>
>
> Jeffrey Fisher wrote:
> >
> > >
> > > How do we perceive an orator who describes his own humbleness as
> > > "great"? Particularly right after using the word "profound" to
> > > describe his gratitude?
> >
> > um, "great" as in "large"? like a "great lake"? not as in "catherine the
> > great"?
> >
> > anyway, since when has the rhetorical topos of humility not been, well, a
> > topos. of course he does that. so did people like cicero and paul. i
> think
> > if we simply complain about it being fake we are missing a lot of what's
> > going on.
>
> I haven't followed this closely enough to know whose speeches are being
> discussed (and of course I haven't listened to or read _any_ of the
> election speeches), but I would like to say a word in defense of
> _anyone's_ opening, however silly it may sound in isolation. Beginnings
> are damnably difficult, witness the asinine beginning to a great poem:
>
> Let Observation with extensive View,
> Survey Mankind, from China to Peru;
> (Vanity of Human Wishes)
>
> Let observation with extensive observation observe mankind extensively!

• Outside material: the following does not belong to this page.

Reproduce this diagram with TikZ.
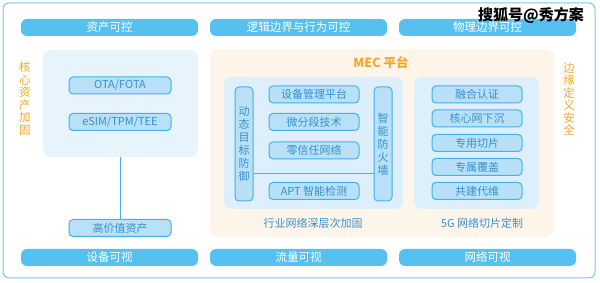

> But it IS a wonderful poem -- and only a fool would condemn it on the
> basis of the absurd opening.
>
>
also a good point. i'm remembering a (justly) famous matthew arnold poem
with a spectacularly bad opening, arguably worst opening line ever (imo).

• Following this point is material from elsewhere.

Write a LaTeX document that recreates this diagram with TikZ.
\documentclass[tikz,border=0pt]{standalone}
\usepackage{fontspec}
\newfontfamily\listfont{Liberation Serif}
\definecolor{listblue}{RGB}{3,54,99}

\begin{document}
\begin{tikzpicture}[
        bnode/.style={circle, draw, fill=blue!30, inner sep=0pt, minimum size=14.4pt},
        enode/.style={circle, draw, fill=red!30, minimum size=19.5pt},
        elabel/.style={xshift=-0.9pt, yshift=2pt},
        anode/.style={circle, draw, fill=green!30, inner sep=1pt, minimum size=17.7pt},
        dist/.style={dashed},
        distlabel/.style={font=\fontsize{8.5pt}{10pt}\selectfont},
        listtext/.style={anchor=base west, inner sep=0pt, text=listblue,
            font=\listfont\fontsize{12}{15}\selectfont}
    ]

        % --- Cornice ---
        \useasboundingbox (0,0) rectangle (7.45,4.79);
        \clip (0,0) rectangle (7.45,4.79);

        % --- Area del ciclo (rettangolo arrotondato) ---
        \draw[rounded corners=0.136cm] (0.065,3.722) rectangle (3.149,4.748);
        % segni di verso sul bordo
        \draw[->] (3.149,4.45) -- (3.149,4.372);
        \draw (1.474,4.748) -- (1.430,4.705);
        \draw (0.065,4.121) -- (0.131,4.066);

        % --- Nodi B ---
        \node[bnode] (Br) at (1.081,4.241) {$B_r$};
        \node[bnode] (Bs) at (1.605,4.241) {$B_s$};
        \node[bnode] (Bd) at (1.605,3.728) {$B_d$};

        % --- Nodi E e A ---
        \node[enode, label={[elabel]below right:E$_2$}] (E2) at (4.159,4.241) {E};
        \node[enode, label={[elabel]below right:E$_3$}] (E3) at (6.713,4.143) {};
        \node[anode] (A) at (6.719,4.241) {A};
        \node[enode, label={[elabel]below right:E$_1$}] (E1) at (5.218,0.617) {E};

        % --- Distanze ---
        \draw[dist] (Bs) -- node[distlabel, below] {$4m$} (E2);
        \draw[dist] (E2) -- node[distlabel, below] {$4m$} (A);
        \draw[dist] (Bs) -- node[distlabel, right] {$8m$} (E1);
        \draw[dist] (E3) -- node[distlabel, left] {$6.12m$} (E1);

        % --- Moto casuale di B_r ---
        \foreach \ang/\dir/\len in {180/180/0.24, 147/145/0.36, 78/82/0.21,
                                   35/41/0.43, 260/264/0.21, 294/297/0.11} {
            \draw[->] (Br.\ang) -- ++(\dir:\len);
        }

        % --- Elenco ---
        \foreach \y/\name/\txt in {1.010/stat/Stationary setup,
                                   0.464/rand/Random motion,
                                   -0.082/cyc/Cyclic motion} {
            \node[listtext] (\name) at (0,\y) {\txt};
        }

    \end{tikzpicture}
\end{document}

but my arnold is still in a box somewhere and i cannot recall either the
line or the poem title. another time off-list if it comes to me.
great openings are hard to do. this is reminding me of how i was going to read a spiffy passage from the epic of gilgamesh at a friend's wedding, but when i got up there at the rehearsal, we realized that there was no way to get it started that didn't sound ridiculous. so we canned the whole thing. his idea, not mine, btw.